* [Written task]: In the entries below, count each line holding the word "that". Answer with the total alone.

* [Dataset extract]:

* * *

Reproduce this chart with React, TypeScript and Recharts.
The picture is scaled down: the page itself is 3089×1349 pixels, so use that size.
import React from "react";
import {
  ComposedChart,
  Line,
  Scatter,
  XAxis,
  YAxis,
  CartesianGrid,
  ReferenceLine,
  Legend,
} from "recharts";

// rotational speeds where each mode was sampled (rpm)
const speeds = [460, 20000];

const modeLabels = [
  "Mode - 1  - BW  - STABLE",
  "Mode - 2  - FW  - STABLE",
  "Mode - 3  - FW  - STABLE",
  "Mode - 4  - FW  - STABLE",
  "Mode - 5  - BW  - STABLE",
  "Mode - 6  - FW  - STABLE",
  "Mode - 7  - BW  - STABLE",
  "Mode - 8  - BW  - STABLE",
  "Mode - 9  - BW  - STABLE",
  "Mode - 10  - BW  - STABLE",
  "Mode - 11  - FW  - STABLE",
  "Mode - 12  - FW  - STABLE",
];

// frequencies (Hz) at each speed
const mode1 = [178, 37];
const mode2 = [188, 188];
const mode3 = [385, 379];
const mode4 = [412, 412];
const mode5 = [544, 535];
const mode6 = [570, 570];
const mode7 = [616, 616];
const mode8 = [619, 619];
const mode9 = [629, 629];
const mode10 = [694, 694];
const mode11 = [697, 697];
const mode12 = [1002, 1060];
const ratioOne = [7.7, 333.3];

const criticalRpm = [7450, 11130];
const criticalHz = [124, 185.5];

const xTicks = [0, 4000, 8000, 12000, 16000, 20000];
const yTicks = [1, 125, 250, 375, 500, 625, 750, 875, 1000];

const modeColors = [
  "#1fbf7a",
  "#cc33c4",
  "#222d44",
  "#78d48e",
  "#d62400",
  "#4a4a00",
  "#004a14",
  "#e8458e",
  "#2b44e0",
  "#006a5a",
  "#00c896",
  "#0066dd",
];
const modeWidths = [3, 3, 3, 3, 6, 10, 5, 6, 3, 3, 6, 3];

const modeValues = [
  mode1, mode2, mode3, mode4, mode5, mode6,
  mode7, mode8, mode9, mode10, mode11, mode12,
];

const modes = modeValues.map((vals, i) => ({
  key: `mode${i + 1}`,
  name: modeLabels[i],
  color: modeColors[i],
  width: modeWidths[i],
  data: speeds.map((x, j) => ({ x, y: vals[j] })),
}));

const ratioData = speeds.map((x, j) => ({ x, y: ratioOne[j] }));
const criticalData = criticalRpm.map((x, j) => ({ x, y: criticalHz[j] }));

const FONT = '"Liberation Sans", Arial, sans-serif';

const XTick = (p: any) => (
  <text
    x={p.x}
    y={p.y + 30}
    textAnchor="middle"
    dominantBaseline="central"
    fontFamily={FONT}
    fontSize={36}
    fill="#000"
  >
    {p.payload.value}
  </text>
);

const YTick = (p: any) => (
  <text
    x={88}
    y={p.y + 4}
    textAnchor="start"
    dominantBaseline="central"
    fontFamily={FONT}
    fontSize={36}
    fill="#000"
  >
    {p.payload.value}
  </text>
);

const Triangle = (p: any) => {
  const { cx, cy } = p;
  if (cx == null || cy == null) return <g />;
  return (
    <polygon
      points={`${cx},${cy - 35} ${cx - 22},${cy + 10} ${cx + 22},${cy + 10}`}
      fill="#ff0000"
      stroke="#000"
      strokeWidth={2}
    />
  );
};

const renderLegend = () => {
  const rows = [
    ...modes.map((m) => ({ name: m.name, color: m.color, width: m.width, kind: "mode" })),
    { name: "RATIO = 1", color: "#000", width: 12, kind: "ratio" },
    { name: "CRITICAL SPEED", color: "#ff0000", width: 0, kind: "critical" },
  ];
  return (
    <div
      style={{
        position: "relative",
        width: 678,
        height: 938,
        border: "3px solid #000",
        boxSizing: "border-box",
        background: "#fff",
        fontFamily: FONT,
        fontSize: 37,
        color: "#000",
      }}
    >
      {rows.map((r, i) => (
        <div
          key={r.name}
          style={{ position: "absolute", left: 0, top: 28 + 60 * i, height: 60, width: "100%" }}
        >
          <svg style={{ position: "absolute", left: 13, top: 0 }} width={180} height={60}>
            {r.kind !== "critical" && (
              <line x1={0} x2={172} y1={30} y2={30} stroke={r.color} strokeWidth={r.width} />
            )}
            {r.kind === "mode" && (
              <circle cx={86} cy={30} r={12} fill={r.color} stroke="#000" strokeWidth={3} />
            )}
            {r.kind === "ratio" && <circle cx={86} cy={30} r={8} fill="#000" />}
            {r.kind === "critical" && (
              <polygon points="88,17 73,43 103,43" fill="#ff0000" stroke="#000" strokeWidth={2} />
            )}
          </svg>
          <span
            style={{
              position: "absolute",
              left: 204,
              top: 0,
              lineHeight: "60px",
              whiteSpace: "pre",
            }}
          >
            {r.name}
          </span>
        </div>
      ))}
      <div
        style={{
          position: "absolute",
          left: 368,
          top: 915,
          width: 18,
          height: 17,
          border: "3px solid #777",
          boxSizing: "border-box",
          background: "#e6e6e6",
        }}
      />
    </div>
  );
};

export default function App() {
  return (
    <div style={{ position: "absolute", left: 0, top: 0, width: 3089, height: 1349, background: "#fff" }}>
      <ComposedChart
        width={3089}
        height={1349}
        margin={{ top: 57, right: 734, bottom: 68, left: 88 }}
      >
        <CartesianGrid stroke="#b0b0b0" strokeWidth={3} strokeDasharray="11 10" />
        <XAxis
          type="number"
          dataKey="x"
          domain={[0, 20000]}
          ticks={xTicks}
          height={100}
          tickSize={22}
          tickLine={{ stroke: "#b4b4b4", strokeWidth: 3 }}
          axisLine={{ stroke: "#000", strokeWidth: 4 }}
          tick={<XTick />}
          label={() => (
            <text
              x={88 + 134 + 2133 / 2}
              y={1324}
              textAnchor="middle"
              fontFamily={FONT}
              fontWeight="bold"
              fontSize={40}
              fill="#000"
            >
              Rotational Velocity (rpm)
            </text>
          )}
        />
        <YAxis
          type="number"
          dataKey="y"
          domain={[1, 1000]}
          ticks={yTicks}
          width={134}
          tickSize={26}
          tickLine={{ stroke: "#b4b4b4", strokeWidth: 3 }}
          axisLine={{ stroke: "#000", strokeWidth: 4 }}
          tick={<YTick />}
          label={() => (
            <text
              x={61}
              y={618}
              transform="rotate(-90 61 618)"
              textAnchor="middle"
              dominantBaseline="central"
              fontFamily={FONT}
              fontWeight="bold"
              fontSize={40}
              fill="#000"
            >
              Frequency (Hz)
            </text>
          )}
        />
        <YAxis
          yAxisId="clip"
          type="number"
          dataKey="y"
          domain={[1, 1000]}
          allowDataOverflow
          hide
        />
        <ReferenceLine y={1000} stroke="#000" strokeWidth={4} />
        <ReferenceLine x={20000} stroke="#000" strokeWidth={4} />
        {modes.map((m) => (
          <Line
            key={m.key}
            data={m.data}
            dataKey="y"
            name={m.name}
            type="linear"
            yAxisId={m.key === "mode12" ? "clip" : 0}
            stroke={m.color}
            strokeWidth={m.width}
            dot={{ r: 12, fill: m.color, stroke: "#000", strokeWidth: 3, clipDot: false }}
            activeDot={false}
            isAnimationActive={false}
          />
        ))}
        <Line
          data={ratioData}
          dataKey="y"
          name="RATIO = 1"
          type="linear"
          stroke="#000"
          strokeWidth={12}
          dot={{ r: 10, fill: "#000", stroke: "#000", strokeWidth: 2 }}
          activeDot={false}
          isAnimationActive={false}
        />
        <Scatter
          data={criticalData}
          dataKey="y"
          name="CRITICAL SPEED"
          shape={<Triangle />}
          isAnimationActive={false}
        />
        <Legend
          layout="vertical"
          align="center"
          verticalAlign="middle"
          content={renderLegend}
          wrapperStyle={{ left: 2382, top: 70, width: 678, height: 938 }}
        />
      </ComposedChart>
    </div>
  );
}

* * *

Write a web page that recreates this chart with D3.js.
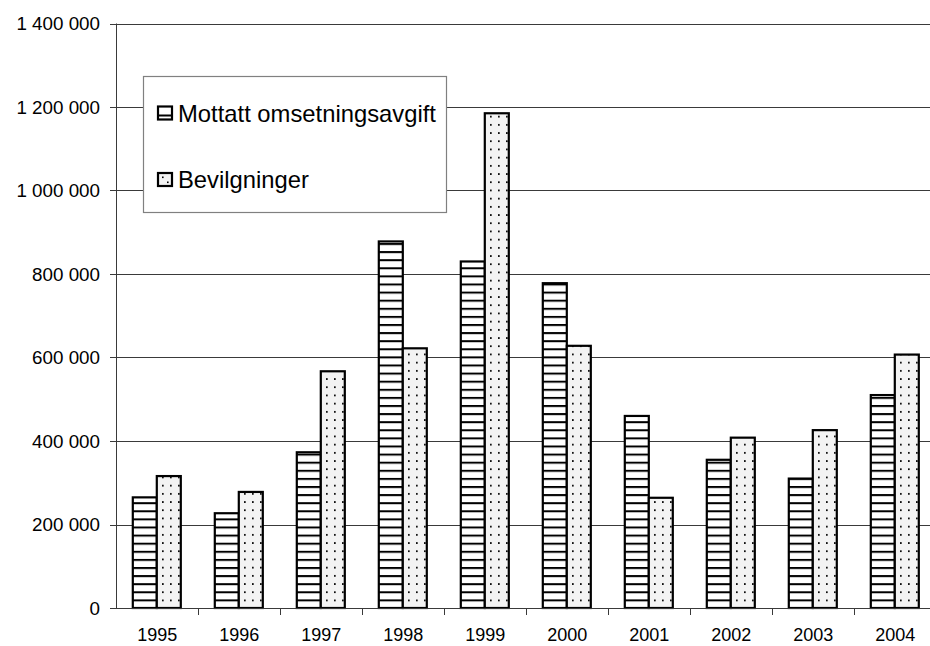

* * *

* [Response to the task]: 2